Glitch tokens -- Vocabulary entries that appear frequently in the tokenizer's training data but rarely (or never) in the model's training data, resulting in poorly initialized embeddings and erratic model behavior.

05. Examples / Analogies

Think of the vocabulary as a shipping company's box catalog. The company has boxes of many standard sizes. When you ship something, the packer uses the largest box that fits each part, then smaller boxes for the remainder. Common, standardized items get their own box. Unusual items get broken into standard-box combinations.

BPE works the same way: common text patterns get their own token ID. Unusual text gets decomposed into smaller known pieces. The end result is a compact, efficient representation.

A concrete example: the word "unhelpfulness" might tokenize as ["un", "help", "ful", "ness"] -- four tokens. The word "the" is one token. The phrase "New York" might be two tokens ("New" and " York") with the space attached to the second token, depending on the tokenizer.

06. Common Misconceptions

"One token equals one word."
Not true. Short common words are often one token, longer words are often two or more, and punctuation and spaces are included in (or attached to) tokens in ways that vary by tokenizer.

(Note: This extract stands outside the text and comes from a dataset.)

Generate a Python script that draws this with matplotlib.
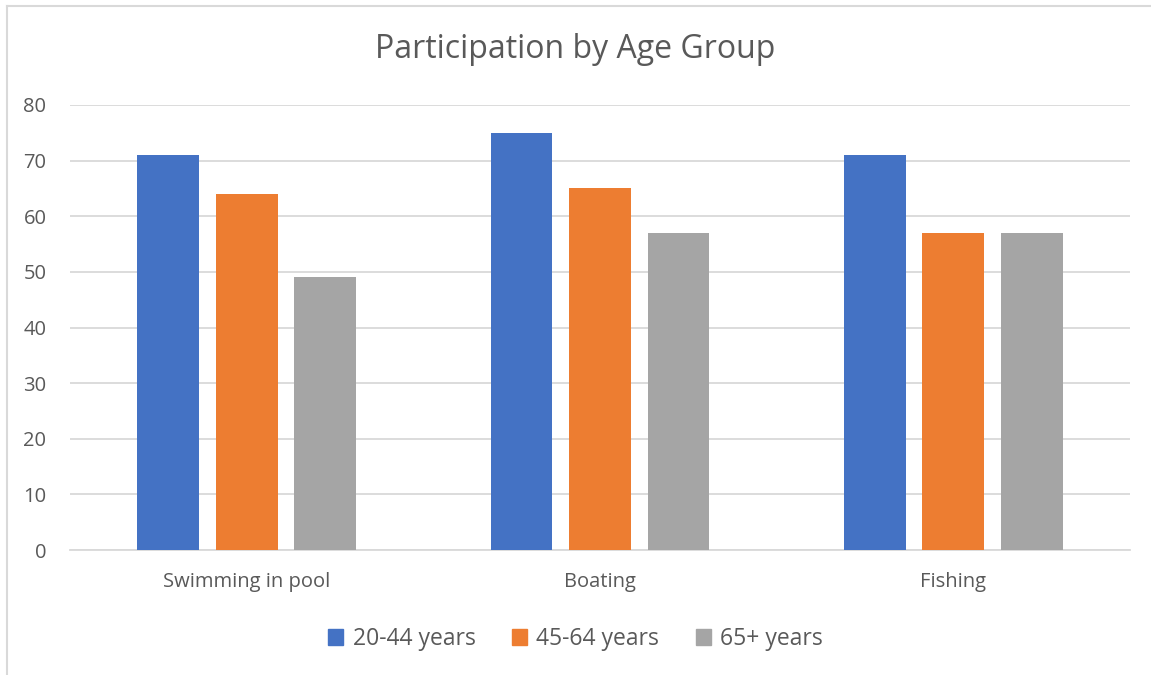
import numpy as np
from matplotlib import pyplot as plt
from matplotlib.lines import Line2D

# -- data --

categories = ["Swimming in pool", "Boating", "Fishing"]
series_names = ["20-44 years", "45-64 years", "65+ years"]
young = [71, 75, 71]
middle = [64, 65, 57]
senior = [49, 57, 57]
colors = ["#4472C4", "#ED7D31", "#A5A5A5"]
y_ticks = [0, 10, 20, 30, 40, 50, 60, 70, 80]

# -- figure --

plt.rcParams['font.family'] = ['Open Sans', 'DejaVu Sans']
text_color = "#595959"

fig = plt.figure(figsize=(11.51, 6.75), dpi=100)
ax = fig.add_axes([70 / 1151, 1 - 550 / 675, 1060 / 1151, 445 / 675])

x = np.arange(len(categories))
width = 0.175
step = 0.222
for i, (vals, name) in enumerate(zip([young, middle, senior], series_names)):
    ax.bar(x + (i - 1) * step, vals, width=width, color=colors[i], label=name, zorder=3)

ax.set_xlim(-0.5, len(categories) - 0.5)
ax.set_ylim(0, 80)
ax.set_yticks(y_ticks)
ax.set_xticks(x)
ax.set_xticklabels(categories)
ax.grid(axis="y", color="#D9D9D9", linewidth=1.3, zorder=0)
for side in ["top", "right", "left"]:
    ax.spines[side].set_visible(False)
ax.spines["bottom"].set_color("#D9D9D9")
ax.spines["bottom"].set_linewidth(1.3)
ax.tick_params(axis="both", length=0, labelsize=14.5, colors=text_color)
ax.tick_params(axis="y", pad=17)
ax.tick_params(axis="x", pad=16)

fig.text(0.5, 1 - 50 / 675, "Participation by Age Group", ha="center", va="center",
         fontsize=23, color=text_color)

handles = [plt.Rectangle((0, 0), 1, 1, color=c) for c in colors]
fig.legend(handles, series_names, loc="center", bbox_to_anchor=(0.5, 1 - 639 / 675),
           ncol=3, frameon=False, fontsize=16.5, labelcolor=text_color,
           handlelength=0.65, handleheight=0.65, handletextpad=0.4, columnspacing=1.6)

# chart border (left and top edges visible)
fig.add_artist(Line2D([7 / 1151, 7 / 1151], [0, 1 - 6 / 675], color="#D9D9D9", linewidth=1.5))
fig.add_artist(Line2D([7 / 1151, 1], [1 - 6 / 675, 1 - 6 / 675], color="#D9D9D9", linewidth=1.5))

fig.savefig("out.png", dpi=100)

"All languages cost the same."
Dramatically false. English text averages roughly 1 token per 4 characters. Many other languages, especially those with non-Latin scripts or complex morphology, require far more tokens for equivalent meaning.

"The model counts characters reliably."
It cannot, because it never sees characters directly -- only token IDs. The famous "how many R's in strawberry?" failure happens because "strawberry" may tokenize as ["straw", "berry"] and the model cannot inspect the internal characters of a token.

"A larger vocabulary is strictly better."
Larger vocabularies reduce sequence length (saving compute) but increase the cost of the softmax operation over all vocabulary entries per token generated. There is a genuine engineering tradeoff.

"Tokenization only matters for non-English text."
Tokenization affects English too: numbers tokenize inconsistently (480 may be one token, 481 may be two), code formatting (whitespace, indentation, brackets) can consume a substantial share of tokens with minimal semantic content, and rare English words fragment just as rare words in any language do.